UFC 256 (December 12)

KNN prediction accuracy: 60.0%.
Forest prediction accuracy: 60.0%.
KNN-2 (with odds) prediction accuracy: 70.0%.
Forest prediction (with odds) accuracy: 80.0%.

UFC Vegas 16(December 5)

KNN prediction accuracy: 50.0%.
Forest prediction accuracy: 62.5%.
KNN-2 (with odds) prediction accuracy: 75.0%.
Forest prediction (with odds) accuracy: 75.0%.

UFC Vegas 16(November 28)

KNN prediction accuracy: 60.0%.
Forest prediction accuracy: 50.0%.
KNN-2 (with odds) prediction accuracy: 40.0%.
Forest prediction (with odds) accuracy: 50.0%.

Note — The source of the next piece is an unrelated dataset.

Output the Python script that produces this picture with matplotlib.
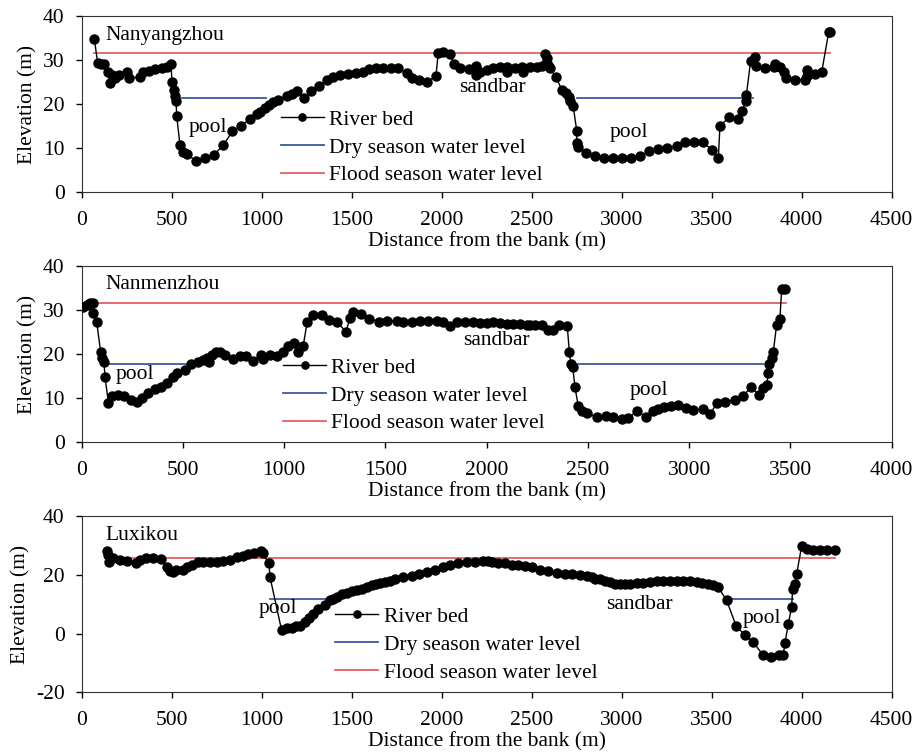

These results show us that it is possible to predict fight outcomes using the data that is available before the fight, but the prediction accuracies are not as high as we hoped before the project (the goal was 70%). It is hard to achieve very good results because mismatches happen rarely and most of the time the opposing fighters are quite evenly matched and there is also a lot of unpredictability when it comes to fighting (both fighters are trained and well prepared and it is always possible to win the fight with a one good punch (usually called lucky punch when the underdog wins)).

It is important to note though that during the last 2 events random forest classifier (wihad accuracies 75% and 80% which shows that it is possible that with more events the prediction accuracy would have gone over 70% after all.